The old Spaniards had the national love of gambling--the gambler’s unreasoning hope and his blind belief in luck. If Fortune frowned to-day, she would brightly smile across the green cloth to-morrow. If gold is not in this glittering, cheating mica, it is hidden elsewhere, awaiting him who is bold enough to risk the chances of winning. The same trait is deeply marked in the American of our generation. Mining is a business to which all other occupations are dull and tame. The lumps of soft, blue-looking rock, not much harder than clay, streaked and spangled with shining threads, are dear to the American as they were to the Castilian heart and eye.
A man undertaking a scheme in which the odds are five hundred to one against success might be considered a simpleton elsewhere; but not so on the frontier. Thousands, armed with pretended stoicism, fevered with anxiety, rush West, “to look into mines a little,” dig deep, and find at the bottom of the shaft what the gods of Olympus sent as underlying all the ills--Hope.

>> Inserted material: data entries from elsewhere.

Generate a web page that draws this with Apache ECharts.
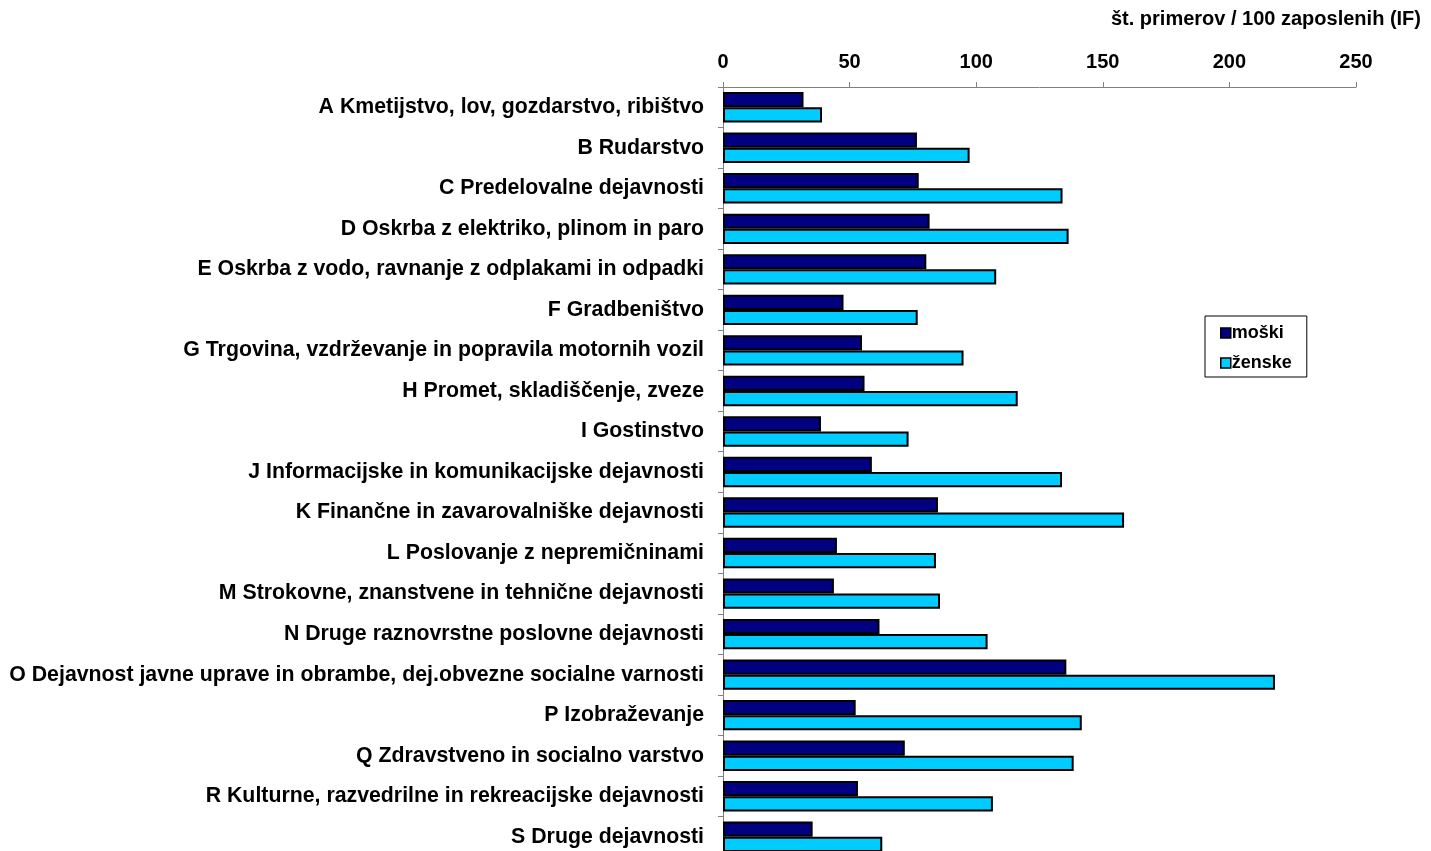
<!DOCTYPE html>
<html>
<head>
<meta charset="utf-8">
<script src="https://cdn.jsdelivr.net/npm/echarts@6/dist/echarts.min.js"></script>
<style>
  html, body { margin: 0; padding: 0; background: #ffffff; overflow: hidden; }
  /* the plot runs a few pixels past the bottom edge of the window */
  #chart { width: 1431px; height: 857px; }
</style>
</head>
<body>
<div id="chart"></div>
<script>
// Panoge dejavnosti (SKD)
const categories = [
  'A Kmetijstvo, lov, gozdarstvo, ribištvo',
  'B Rudarstvo',
  'C Predelovalne dejavnosti',
  'D Oskrba z elektriko, plinom in paro',
  'E Oskrba z vodo, ravnanje z odplakami in odpadki',
  'F Gradbeništvo',
  'G Trgovina, vzdrževanje in popravila motornih vozil',
  'H Promet, skladiščenje, zveze',
  'I Gostinstvo',
  'J Informacijske in komunikacijske dejavnosti',
  'K Finančne in zavarovalniške dejavnosti',
  'L Poslovanje z nepremičninami',
  'M Strokovne, znanstvene in tehnične dejavnosti',
  'N Druge raznovrstne poslovne dejavnosti',
  'O Dejavnost javne uprave in obrambe, dej.obvezne socialne varnosti',
  'P Izobraževanje',
  'Q Zdravstveno in socialno varstvo',
  'R Kulturne, razvedrilne in rekreacijske dejavnosti',
  'S Druge dejavnosti'
];

// Število primerov na 100 zaposlenih (IF)
const moski = [31.8, 76.6, 77.3, 81.6, 80.3, 47.6, 54.9, 55.9, 38.7, 58.8,
               84.9, 45.0, 43.8, 61.8, 135.6, 52.4, 71.8, 53.3, 35.4];
const zenske = [39.1, 97.4, 134.1, 136.5, 107.9, 76.9, 95.0, 116.4, 73.3, 133.9,
                158.4, 84.1, 85.7, 104.5, 218.0, 141.7, 138.5, 106.6, 62.9];

const xTicks = [0, 50, 100, 150, 200, 250];

const FONT = 'Liberation Sans, Arial, sans-serif';

const chart = echarts.init(document.getElementById('chart'), null, { renderer: 'canvas' });

chart.setOption({
  backgroundColor: '#ffffff',
  animation: false,
  title: {
    text: 'št. primerov / 100 zaposlenih (IF)',
    right: 5,
    top: 4,
    textStyle: { fontFamily: FONT, fontWeight: 'bold', fontSize: 20, color: '#000' }
  },
  legend: {
    data: ['moški', 'ženske'],
    orient: 'vertical',
    left: 1205,
    top: 316,
    padding: [8, 15, 5, 15],
    itemGap: 12,
    itemWidth: 10,
    itemHeight: 10,
    icon: 'rect',
    borderColor: '#000',
    borderWidth: 1,
    borderRadius: 0,
    backgroundColor: '#fff',
    textStyle: {
      fontFamily: FONT, fontWeight: 'bold', fontSize: 18, lineHeight: 18,
      color: '#000', padding: [0, 0, 0, -4]
    },
    itemStyle: { borderColor: '#000', borderWidth: 1.5 }
  },
  grid: {
    left: 723,
    right: 75,
    top: 87,
    bottom: 0,
    containLabel: false
  },
  xAxis: {
    type: 'value',
    position: 'top',
    min: xTicks[0],
    max: xTicks[xTicks.length - 1],
    interval: 50,
    axisLine: { show: true, lineStyle: { color: '#808080', width: 1 } },
    axisTick: { show: true, length: 5, lineStyle: { color: '#808080' } },
    splitLine: { show: false },
    axisLabel: {
      margin: 15,
      fontFamily: FONT,
      fontWeight: 'bold',
      fontSize: 20,
      color: '#000'
    }
  },
  yAxis: {
    type: 'category',
    data: categories,
    inverse: true,
    axisLine: { show: true, lineStyle: { color: '#808080', width: 1 } },
    axisTick: { show: true, length: 5, alignWithLabel: false, lineStyle: { color: '#808080' } },
    axisLabel: {
      margin: 19,
      fontFamily: FONT,
      fontWeight: 'bold',
      fontSize: 21.3,
      color: '#000'
    }
  },
  series: [
    {
      name: 'moški',
      type: 'bar',
      data: moski,
      barGap: '0%',
      barCategoryGap: '25%',
      itemStyle: { color: '#000080', borderColor: '#000', borderWidth: 2 }
    },
    {
      name: 'ženske',
      type: 'bar',
      data: zenske,
      barGap: '0%',
      barCategoryGap: '25%',
      itemStyle: { color: '#00CCFF', borderColor: '#000', borderWidth: 2 }
    }
  ]
});
</script>
</body>
</html>
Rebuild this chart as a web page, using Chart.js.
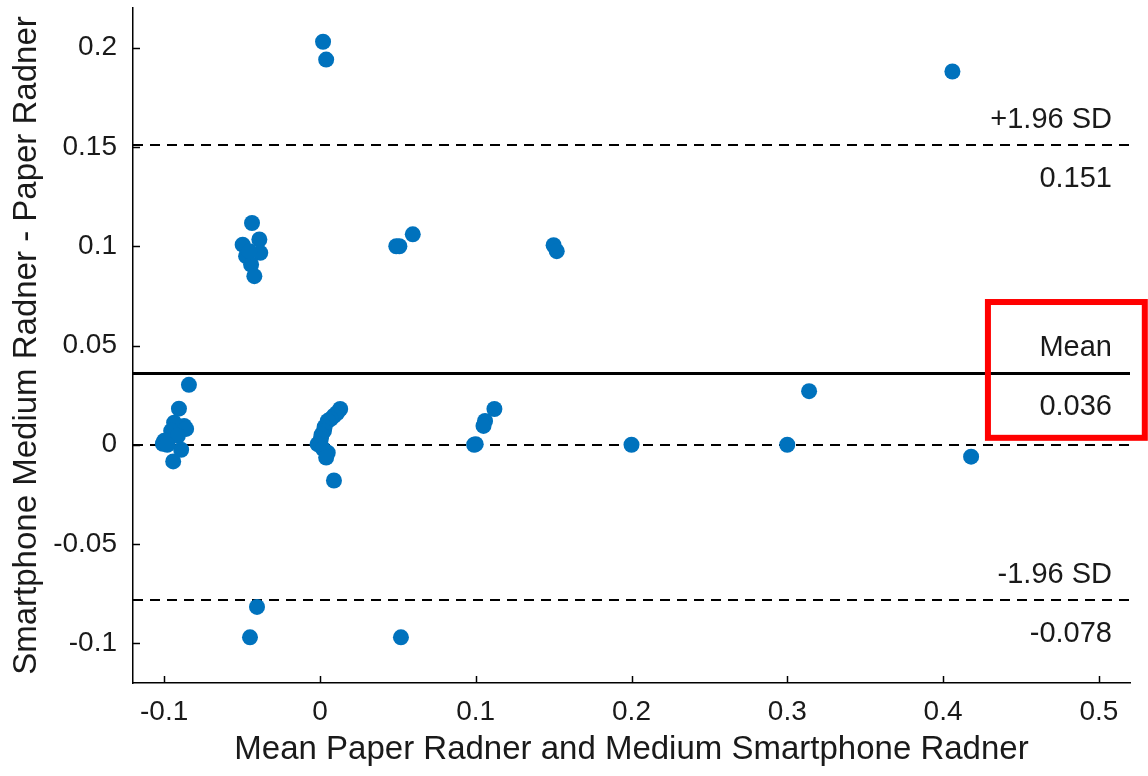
<!DOCTYPE html>
<html>
<head>
<meta charset="utf-8">
<script src="https://cdn.jsdelivr.net/npm/chart.js@4/dist/chart.umd.min.js"></script>
<style>
  html, body { margin: 0; padding: 0; background: #fff; }
  #wrap { width: 1148px; height: 776px; }
</style>
</head>
<body>
<div id="wrap"><canvas id="c" width="1148" height="776"></canvas></div>
<script>
// ---- data ----
const xValues = [
  0.002, 0.004, 0.406,
  -0.0436, -0.0389, -0.0496, -0.0383, -0.0474, -0.0442, -0.0421, -0.0453,
  0.049, 0.051, 0.0596, 0.150, 0.152,
  -0.0841, -0.0905, -0.0872, -0.0936, -0.0955, -0.1000, -0.1008, -0.0891, -0.0942, -0.0859, -0.0912, -0.098,
  0.013, 0.011, 0.009, 0.007, 0.005, 0.003, 0.0026, 0.001, 0.0006, 0.0, -0.0015, 0.002, 0.005, 0.004, 0.009,
  0.112, 0.106, 0.105, 0.100, 0.099,
  0.200, 0.300, 0.314, 0.418,
  -0.0404, -0.0449, 0.052
];
const yValues = [
  0.203, 0.194, 0.188,
  0.1117, 0.1034, 0.1008, 0.0967, 0.0950, 0.0908, 0.0849, 0.0975,
  0.100, 0.100, 0.106, 0.1005, 0.0975,
  0.0302, 0.0182, 0.0095, 0.0111, 0.0070, 0.0020, 0.0005, -0.0025, -0.0084, 0.0080, 0.0045, 0.0,
  0.018, 0.016, 0.0146, 0.013, 0.012, 0.009, 0.007, 0.005, 0.003, 0.0, 0.0003, -0.002, -0.004, -0.0064, -0.018,
  0.018, 0.012, 0.0095, 0.0003, 0.0,
  0.0, 0.0, 0.027, -0.006,
  -0.0817, -0.097, -0.097
];
const xTickValues = [-0.1, 0, 0.1, 0.2, 0.3, 0.4, 0.5];
const xTickLabels = ['-0.1', '0', '0.1', '0.2', '0.3', '0.4', '0.5'];
const yTickValues = [-0.1, -0.05, 0, 0.05, 0.1, 0.15, 0.2];
const yTickLabels = ['-0.1', '-0.05', '0', '0.05', '0.1', '0.15', '0.2'];
const meanDiff = 0.036;
const upperLoA = 0.151;
const lowerLoA = -0.078;
const zeroLine = 0;
const limitTitles = ['+1.96 SD', 'Mean', '-1.96 SD'];
const limitValueLabels = ['0.151', '0.036', '-0.078'];
const highlightBox = { x0: 0.4288, x1: 0.5295, y0: 0.0035, y1: 0.0719 };

const points = xValues.map((x, i) => ({ x: x, y: yValues[i] }));
const FONT = "'Liberation Sans', Arial, Helvetica, sans-serif";
const INK = '#1a1a1a';

const overlay = {
  id: 'overlay',
  beforeDatasetsDraw(chart) {
    const { ctx, chartArea: a, scales: { x, y } } = chart;
    ctx.save();
    ctx.strokeStyle = '#000';
    // dashed lines
    ctx.lineWidth = 2;
    ctx.setLineDash([10, 7]);
    [upperLoA, zeroLine, lowerLoA].forEach(v => {
      const py = Math.round(y.getPixelForValue(v));
      ctx.beginPath(); ctx.moveTo(a.left, py); ctx.lineTo(a.right, py); ctx.stroke();
    });
    ctx.setLineDash([]);
    ctx.lineWidth = 3;
    const pm = Math.round(y.getPixelForValue(meanDiff)) + 0.5;
    ctx.beginPath(); ctx.moveTo(a.left, pm); ctx.lineTo(a.right, pm); ctx.stroke();
    // texts
    ctx.fillStyle = INK;
    ctx.font = '29px ' + FONT;
    ctx.textAlign = 'right';
    ctx.textBaseline = 'alphabetic';
    const tx = a.right - 18;
    [upperLoA, meanDiff, lowerLoA].forEach((v, i) => {
      const py = y.getPixelForValue(v);
      ctx.fillText(limitTitles[i], tx, py - 17);
      ctx.fillText(limitValueLabels[i], tx, py + 42);
    });
    // ticks inward
    ctx.lineWidth = 1.5;
    ctx.strokeStyle = '#000';
    xTickValues.forEach(v => {
      const px = Math.round(x.getPixelForValue(v)) + 0.5;
      ctx.beginPath(); ctx.moveTo(px, a.bottom); ctx.lineTo(px, a.bottom - 7); ctx.stroke();
    });
    yTickValues.forEach(v => {
      const py = Math.round(y.getPixelForValue(v)) + 0.5;
      ctx.beginPath(); ctx.moveTo(a.left, py); ctx.lineTo(a.left + 7, py); ctx.stroke();
    });
    ctx.restore();
  },
  afterDraw(chart) {
    const { ctx, scales: { x, y } } = chart;
    ctx.save();
    ctx.strokeStyle = '#ff0000';
    ctx.lineWidth = 6;
    const l = x.getPixelForValue(highlightBox.x0), r = x.getPixelForValue(highlightBox.x1);
    const t = y.getPixelForValue(highlightBox.y1), b = y.getPixelForValue(highlightBox.y0);
    ctx.strokeRect(l, t, r - l, b - t);
    ctx.restore();
  }
};

new Chart(document.getElementById('c'), {
  type: 'scatter',
  data: {
    datasets: [{
      data: points,
      backgroundColor: '#0072BD',
      borderWidth: 0,
      pointRadius: 8,
      pointHoverRadius: 8
    }]
  },
  options: {
    responsive: false,
    animation: false,
    devicePixelRatio: 1,
    layout: { padding: { top: 8, right: 18, left: 0, bottom: 0 } },
    plugins: { legend: { display: false }, tooltip: { enabled: false } },
    scales: {
      x: {
        type: 'linear',
        min: -0.12, max: 0.52,
        afterFit(s) { s.height = 93; s.paddingLeft = 0; s.paddingRight = 0; },
        afterBuildTicks(s) { s.ticks = xTickValues.map(v => ({ value: v })); },
        grid: { display: false, drawTicks: false },
        border: { display: true, color: '#000', width: 1.5 },
        ticks: {
          padding: 12,
          maxRotation: 0,
          autoSkip: false,
          color: INK,
          font: { family: FONT, size: 28 },
          callback: (v, i) => xTickLabels[i]
        },
        title: {
          display: true,
          text: 'Mean Paper Radner and Medium Smartphone Radner',
          color: INK,
          font: { family: FONT, size: 33 },
          padding: { top: 0, bottom: 6 }
        }
      },
      y: {
        type: 'linear',
        min: -0.12, max: 0.22,
        afterFit(s) { s.width = 133; s.paddingTop = 0; s.paddingBottom = 0; },
        afterBuildTicks(s) { s.ticks = yTickValues.map(v => ({ value: v })); },
        grid: { display: false, drawTicks: false },
        border: { display: true, color: '#000', width: 1.5 },
        ticks: {
          padding: 16,
          autoSkip: false,
          color: INK,
          font: { family: FONT, size: 28 },
          callback: (v, i) => yTickLabels[i]
        },
        title: {
          display: true,
          text: 'Smartphone Medium Radner - Paper Radner',
          color: INK,
          font: { family: FONT, size: 33 },
          padding: { top: 7, bottom: 0 }
        }
      }
    }
  },
  plugins: [overlay]
});
</script>
</body>
</html>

It is as certain as the sun rises and sets that the gambling and not the commercial instinct predominates in mining transactions. The fascination is in the hazard. The spell, so binding usually, is not of avarice, but lies in that delicious, feverish, intoxicating _charm of chance_. To borrow the words of one who has tried it: “There is a delight in its agony, a sweetness in its insanity, a drunken, glorious intensity of _sensation_ in its limitless swing between a prince’s treasures and a beggar’s death, which lend life a sense never known before; rarely, indeed, once tasted, ever abandoned.”